Mr. Fankhauser said that Mr. Judge, along with female lead Bai Ling, best-known for her role in horror film “The Crow,” are being paid “astronomically different” salaries than their less experienced colleagues.
“It’s a large portion of our above-the-line [production] budget,” Mr. Fankhauser said, declining to divulge their salaries.
Asked why a veteran actor like himself would stoop to taking a role in a low-budget flick like this one, Mr. Judge, 48, replied, “I have a 7-year-old daughter; she would really enjoy it.”
Anyway, he said of Asylum productions, “It’s a model that more and more people will go to…with the world economy the way it is.”
“I’ve played a lot of warriors and I’m attracted to characters with empathy. Amthar has that,” he added, drawing on his cigarette.
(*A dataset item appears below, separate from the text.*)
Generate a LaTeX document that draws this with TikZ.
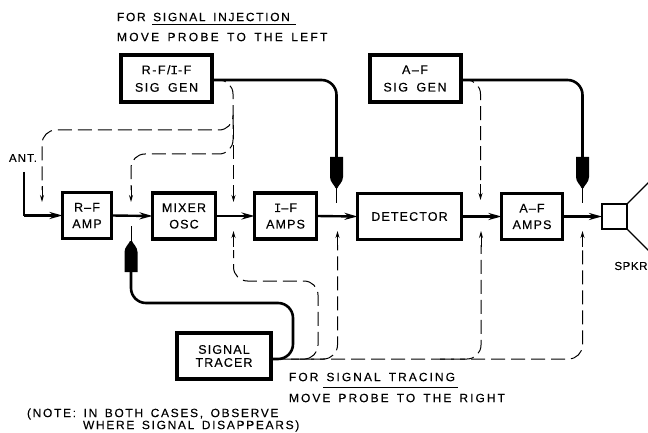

Mr. Judge described Cambodia as “hot,” adding, with a smile in the direction of his umbrella-wielding attendant: “But the people are beautiful and it’s such a hidden gem.”
The film’s script also calls for many extras.
“We did find, once we got here [Kampot] that we needed more Hobbit-sized people, Mr. Lawson said. “[So] we ended up hiring some of the children from the local village who had been spending time just watching our shoot.”
In total, 80 people—including three expatriate members of “The Kampot Playboys,” a local rock band—were hired as extras.
“Age of the Hobbits” will also rely heavily on computer-generated elements added in post-production, such as the wooly rhino and winged kimono dragons on which the Java men ride, said Mr. Lawson, a visual effects supervisor at The Asylum for the past two years.
By mid-afternoon, even Mr. Lawson’s ebullience is waning. The stress of the shoot has taken its toll. Sunburned crewmembers have grown irritable and the actors restless.
“We are trying our best to get everybody to do things a certain way,” said Mr. Lawson. “It’s not always easy to impart what that way is because there are just…not a lot of experienced film people in the American way of filmmaking.”
“It just doesn’t operate like any other set that I’ve had,” added Mr. Fankhauser.